Fayzi Deccani

Biography

Fayz Dakkani, Shaykh Abu al-Fayz (1547-1630), son of Shaykh Abu al-Fayz ibn Mubarak and brother of Shaykh Abu al-Fazl Dakkani. An India poet who composed poetry in Persian. A distinguished personality from India attached to the court of Jalal al-Din Akbar Shah. A poet with noms de plume Fayzi, and later Fayyazi and Fayzi Fayyazi, he was the poet laureate at the court of Jalal al-Din Akbar. His father, Shaykh Mubarak Naguri was of Arab descent.
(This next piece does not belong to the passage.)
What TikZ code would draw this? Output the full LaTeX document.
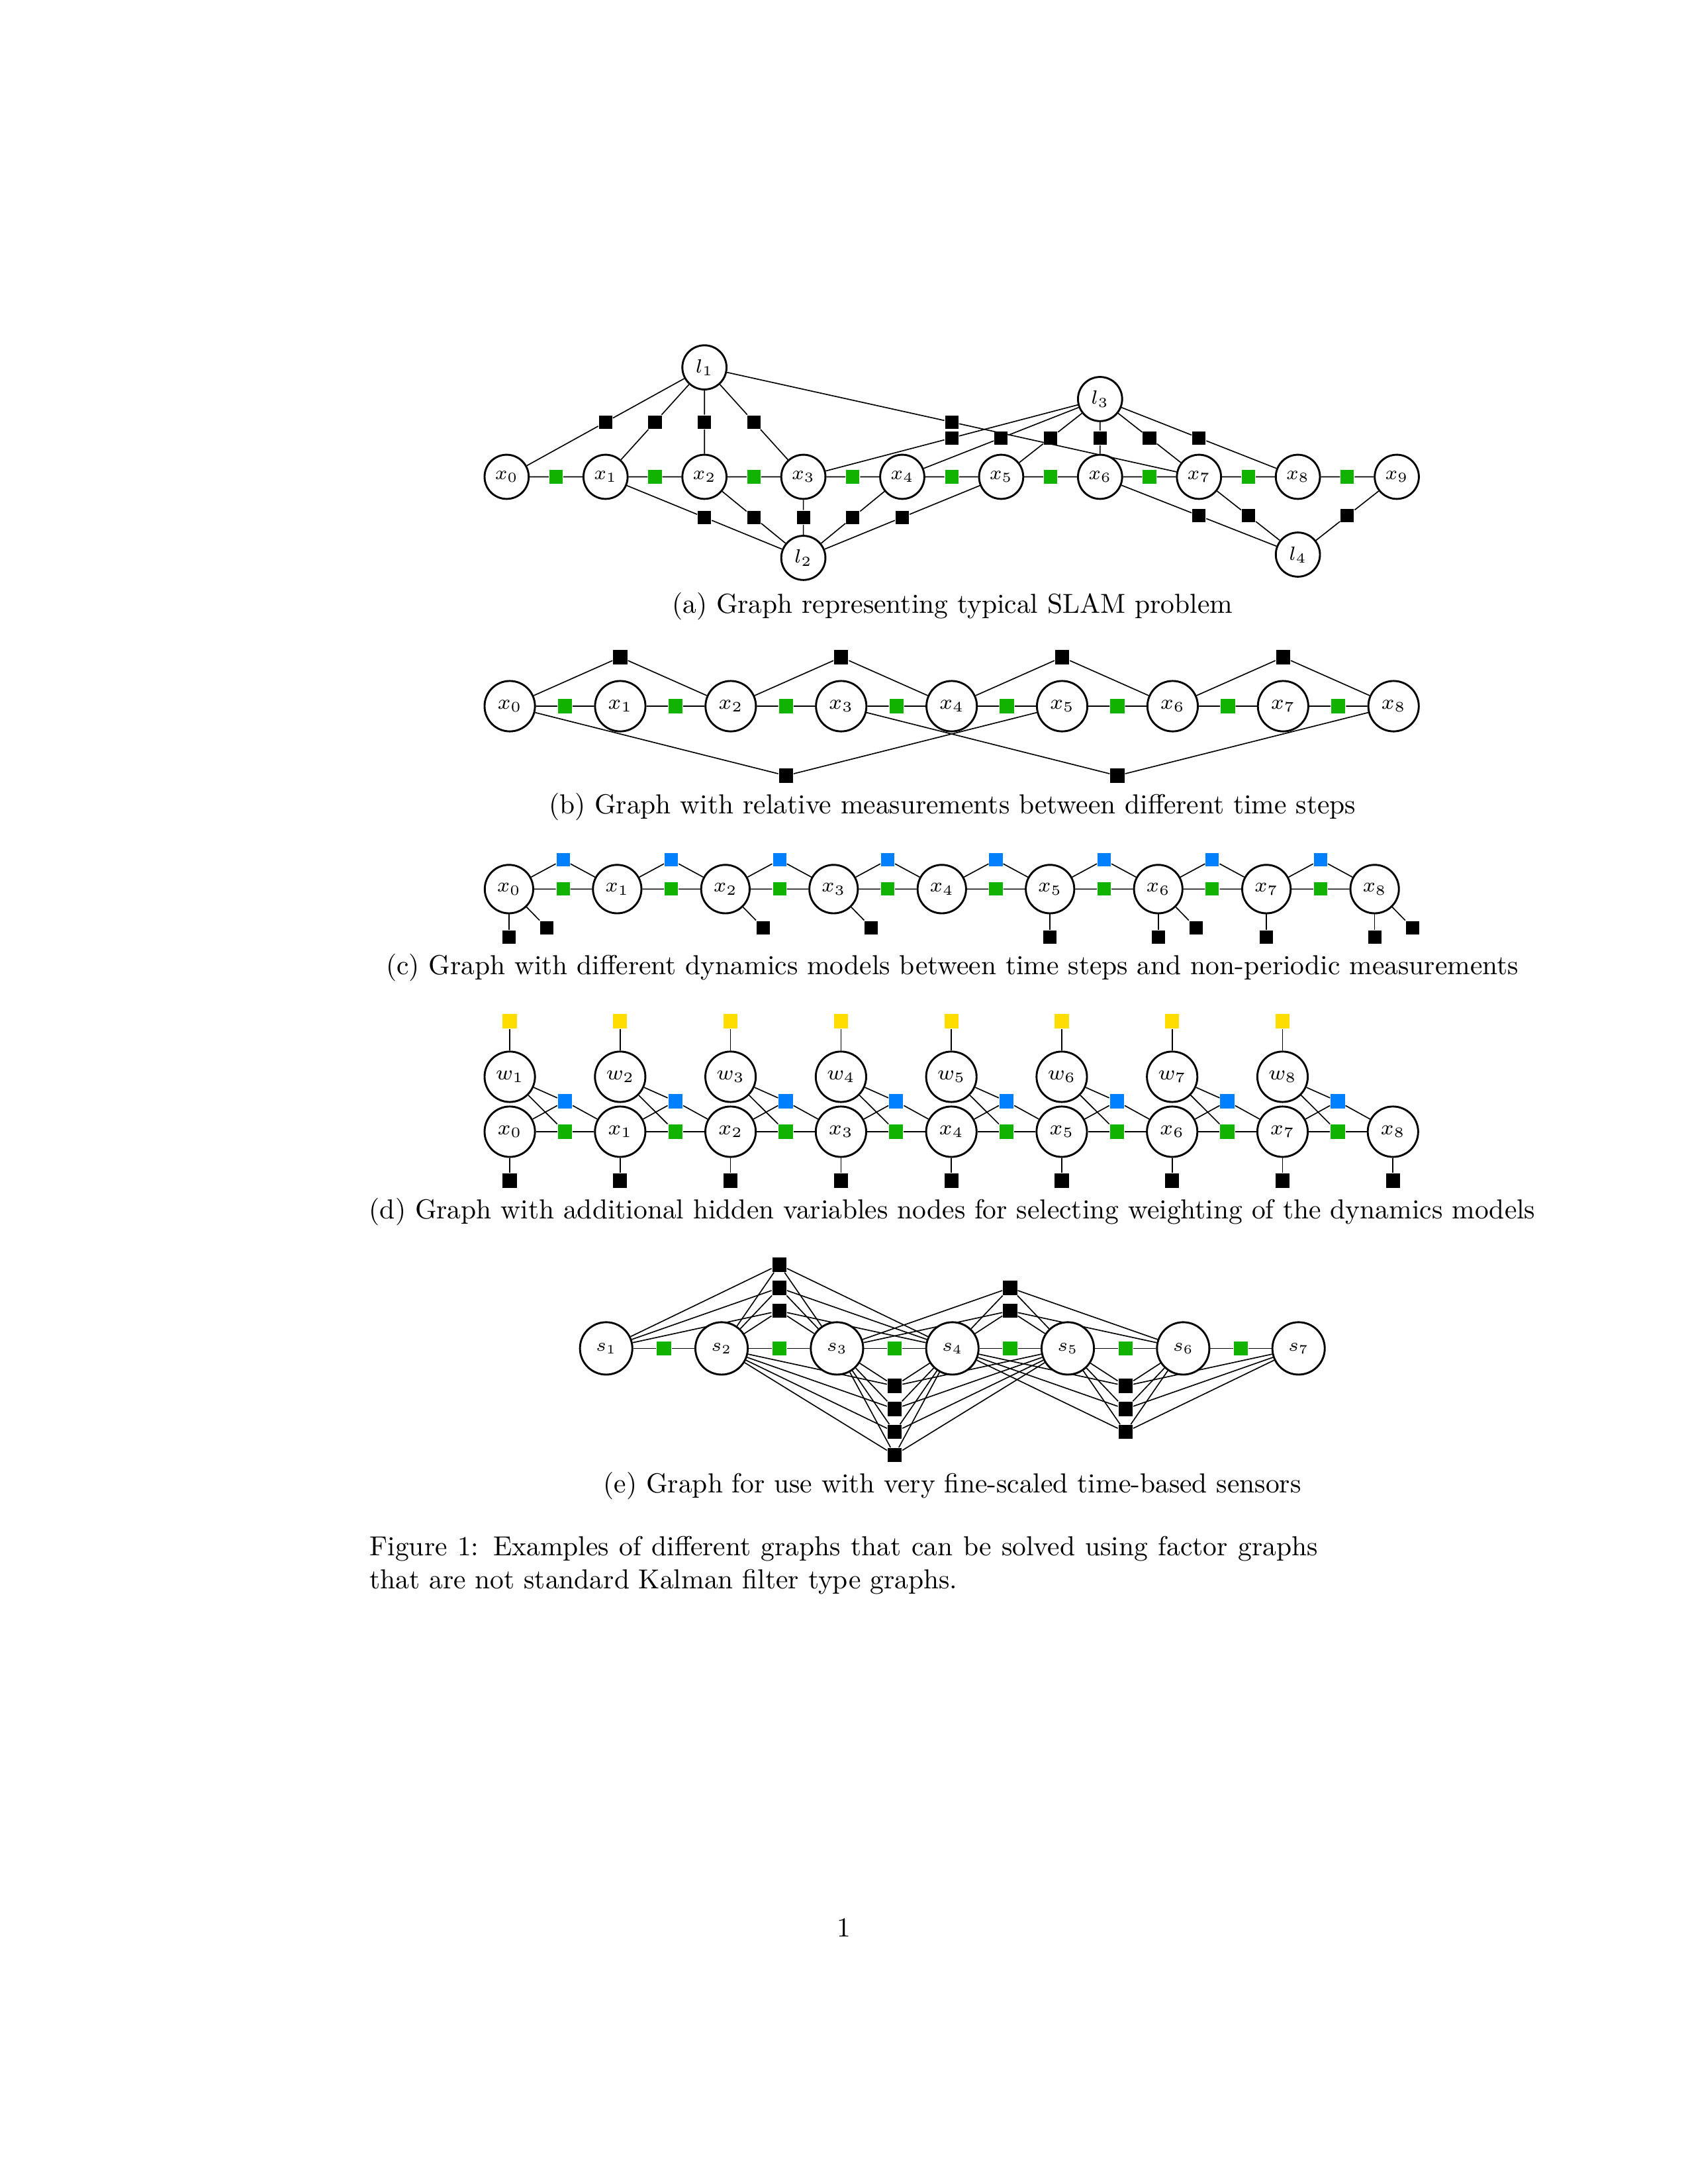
\documentclass[tikz,border=0pt]{standalone}
\usepackage{fix-cm}
\usetikzlibrary{calc,backgrounds}

\definecolor{odogreen}{RGB}{17,178,0}
\definecolor{dynblue}{RGB}{0,128,255}
\definecolor{wyellow}{RGB}{255,221,0}

\tikzset{
  every picture/.style={line width=0.5pt},
  var/.style={draw, circle, fill=white, line width=0.7pt, inner sep=0pt},
  vara/.style={var, minimum size=0.565cm, font=\fontsize{7}{8}\selectfont},
  varb/.style={var, minimum size=0.645cm, font=\fontsize{7.5}{8}\selectfont},
  varc/.style={var, minimum size=0.62cm, font=\fontsize{7.3}{8}\selectfont},
  vare/.style={var, minimum size=0.67cm, font=\fontsize{6.6}{7}\selectfont},
  fac/.style={fill=black, inner sep=0pt, minimum size=0.17cm},
  bigfac/.style={fac, minimum size=0.18cm},
  odo/.style={fill=odogreen},
  dyn/.style={fill=dynblue},
  prior/.style={fill=wyellow},
  subcap/.style={anchor=base, inner sep=0pt},
}

\begin{document}
\begin{tikzpicture}
    \useasboundingbox (0,0) rectangle (21.59,-27.94);

    % (a)
    \foreach \i in {0,...,9}
        \node[vara] (xa\i) at ({6.48+1.265*\i},-6.10) {$x_{\i}$};
    \node[vara] (la1) at (9.01,-4.70) {$l_1$};
    \node[vara] (la2) at (10.275,-7.137) {$l_2$};
    \node[vara] (la3) at (14.07,-5.105) {$l_3$};
    \node[vara] (la4) at (16.60,-7.095) {$l_4$};
    \foreach \i [count=\j] in {0,...,8}
    {
        \node[fac,odo] (oa\i) at ($(xa\i)!0.5!(xa\j)$) {};
        \begin{scope}[on background layer]
            \draw (xa\i) -- (oa\i) -- (xa\j);
        \end{scope}
    }
    \foreach \l/\x in {la1/0,la1/1,la1/2,la1/3,la1/7,la2/1,la2/2,la2/3,la2/4,la2/5,
                       la3/3,la3/4,la3/5,la3/6,la3/7,la3/8,la4/6,la4/7,la4/9}
    {
        \node[fac] (m\l x\x) at ($(\l)!0.5!(xa\x)$) {};
        \begin{scope}[on background layer]
            \draw (\l) -- (m\l x\x) -- (xa\x);
        \end{scope}
    }
    \node[subcap] (capa) at (12.18,-7.846) {(a) Graph representing typical SLAM problem};

    % (b)
    \foreach \i in {0,...,8}
        \node[varb] (xb\i) at ({6.52+1.413*\i},-9.034) {$x_{\i}$};
    \foreach \i [count=\j] in {0,...,7}
    {
        \node[bigfac,odo] (ob\i) at ($(xb\i)!0.5!(xb\j)$) {};
        \begin{scope}[on background layer]
            \draw (xb\i) -- (ob\i) -- (xb\j);
        \end{scope}
    }
    \foreach \i/\j/\k in {0/1/2,2/3/4,4/5/6,6/7/8}
    {
        \node[bigfac] (tb\j) at ({6.52+1.413*\j},-8.407) {};
        \begin{scope}[on background layer]
            \draw (xb\i) -- (tb\j) -- (xb\k);
        \end{scope}
    }
    \node[bigfac] (bb1) at (10.0525,-9.923) {};
    \node[bigfac] (bb2) at (14.2915,-9.923) {};
    \begin{scope}[on background layer]
        \draw (xb0) -- (bb1) -- (xb5);
        \draw (xb3) -- (bb2) -- (xb8);
    \end{scope}
    \node[subcap] (capb) at (12.18,-10.41) {(b) Graph with relative measurements between different time steps};

    % (c)
    \foreach \i in {0,...,8}
        \node[varc] (xc\i) at ({6.51+1.384*\i},-11.374) {$x_{\i}$};
    \foreach \i [count=\j] in {0,...,7}
    {
        \node[fac,odo] (oc\i) at ($(xc\i)!0.5!(xc\j)$) {};
        \node[fac,dyn] (dc\i) at ({6.51+1.384*(\i+0.5)},-11.0) {};
        \begin{scope}[on background layer]
            \draw (xc\i) -- (oc\i) -- (xc\j);
            \draw (xc\i) -- (dc\i) -- (xc\j);
        \end{scope}
    }
    \foreach \i in {0,5,6,7,8}
    {
        \node[fac] (sc\i) at ({6.51+1.384*\i},-11.99) {};
        \begin{scope}[on background layer]
            \draw (xc\i) -- (sc\i);
        \end{scope}
    }
    \foreach \i in {0,2,3,6,8}
    {
        \node[fac] (kc\i) at ({6.51+1.384*\i+0.483},-11.868) {};
        \begin{scope}[on background layer]
            \draw (xc\i) -- (kc\i);
        \end{scope}
    }
    \node[subcap] (capc) at (12.18,-12.47) {(c) Graph with different dynamics models between time steps and non-periodic measurements};

    % (d)
    \foreach \i in {0,...,8}
    {
        \node[varb] (xd\i) at ({6.52+1.412*\i},-14.478) {$x_{\i}$};
        \node[bigfac] (pd\i) at ({6.52+1.412*\i},-15.105) {};
        \begin{scope}[on background layer]
            \draw (xd\i) -- (pd\i);
        \end{scope}
    }
    \foreach \i [count=\j] in {0,...,7}
    {
        \node[varb] (wd\j) at ({6.52+1.412*\i},-13.775) {$w_{\j}$};
        \node[bigfac,prior] (yd\j) at ({6.52+1.412*\i},-13.064) {};
        \node[bigfac,dyn] (dd\i) at ({6.52+1.412*(\i+0.5)},-14.089) {};
        \node[bigfac,odo] (od\i) at ({6.52+1.412*(\i+0.5)},-14.478) {};
        \begin{scope}[on background layer]
            \draw (wd\j) -- (yd\j);
            \draw (xd\i) -- (dd\i) -- (xd\j);
            \draw (xd\i) -- (od\i) -- (xd\j);
            \draw (wd\j) -- (dd\i);
            \draw (wd\j) -- (od\i);
        \end{scope}
    }
    \node[subcap] (capd) at (12.18,-15.59) {(d) Graph with additional hidden variables nodes for selecting weighting of the dynamics models};

    % (e)
    \foreach \i in {1,...,7}
        \node[vare] (se\i) at ({7.753+1.476*(\i-1)},-17.25) {$s_{\i}$};
    \foreach \i [count=\j from 2] in {1,...,6}
    {
        \node[bigfac,odo] (oe\i) at ($(se\i)!0.5!(se\j)$) {};
        \begin{scope}[on background layer]
            \draw (se\i) -- (oe\i) -- (se\j);
        \end{scope}
    }
    \foreach \y [count=\k] in {0.48,0.775,1.07}
    {
        \node[bigfac] (ta\k) at (9.967,{-17.25+\y}) {};
        \begin{scope}[on background layer]
            \foreach \s in {1,...,4} \draw (se\s) -- (ta\k);
        \end{scope}
    }
    \foreach \y [count=\k] in {0.48,0.775}
    {
        \node[bigfac] (tc\k) at (12.919,{-17.25+\y}) {};
        \begin{scope}[on background layer]
            \foreach \s in {3,...,6} \draw (se\s) -- (tc\k);
        \end{scope}
    }
    \foreach \y [count=\k] in {0.48,0.775,1.07,1.365}
    {
        \node[bigfac] (bc\k) at (11.443,{-17.25-\y}) {};
        \begin{scope}[on background layer]
            \foreach \s in {2,...,5} \draw (se\s) -- (bc\k);
        \end{scope}
    }
    \foreach \y [count=\k] in {0.48,0.775,1.07}
    {
        \node[bigfac] (bd\k) at (14.395,{-17.25-\y}) {};
        \begin{scope}[on background layer]
            \foreach \s in {4,...,7} \draw (se\s) -- (bd\k);
        \end{scope}
    }
    \node[subcap] (cape) at (12.18,-19.10) {(e) Graph for use with very fine-scaled time-based sensors};

    \node[anchor=base west, inner sep=0pt] (fig1) at (4.72,-19.897)
        {\makebox[345pt][s]{Figure 1: Examples of different graphs that can be solved using factor graphs}};
    \node[anchor=base west, inner sep=0pt] (fig2) at (4.72,-20.32)
        {that are not standard Kalman filter type graphs.};

    \node[subcap] (pagenum) at (10.795,-24.78) {1};
\end{tikzpicture}
\end{document}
Born in Agra, Fayzi Dakkani studied under his father and learned poetry, belles-lettres, and the epistolary art for a while from Khwaja Husayn Marwazi. He found his way in his youth into the court of the Gurkanids of India. Owing to the impediments facing his family, they fled from their adversaries, but they were finally welcomed by Jalal al-Din Akbar in 1566 when Fayzi was patronized by the sultan and became the tutor of his children. Jalal al-Din Akbar was intent on establishing a society for conducting studies on different religions and Fayzi Dakkani and his brother were among 18 scholars appointed as members of the society. He was sent as an emissary by Jalal al-Din Akbar in 1590 to other lands where he made the acquaintance of poets like Malik Qummi and Zuhuri Turshizi. He returned to Dakkan in 1689 and died of an ailment in Lahore. He reportedly composed 101 works, including: translation of Lilavati from Sanskrit into Persian; Qur’anic exegeses Mawarid al-Kalim and Sawati’ al-Ilham in whose orthography no points were used; Kulliyyat, i.e. complete works, including qasidas, ghazals, qit’as, quatrains, tarkibs, and mathnawis; Panj-nama, in verse, in response to Nizami’s Panj Ganj; Munsha’at, viz. epistles, collected later by his nephew Nur al-Din Muhammad which he entitled Latifa-yi Ghaybi, also known as Latifa-yi Fayyazi. Shaykh Fayzi wrote a Qur’anic exegesis in whose orthography no dots were used. Well-versed in literary and religious disciplines, he wrote a Qur’anic exegesis entitled Sawati’ al-Ilham. A master of Persian poetry in India, particularly skillful in qasidas, ghazals, and mathnawis, he composed mathnawis on the model of Nizami, including Sulayman u Bilqis; Nal wa Daman; Haft Kishwar; Markaz-i Adwar; and Dastan-i Gita.

Lughatnama-yi Dihkhuda (11/ 17263); Farhang-i A’lam-i Sukhan (2/ 1435-1436).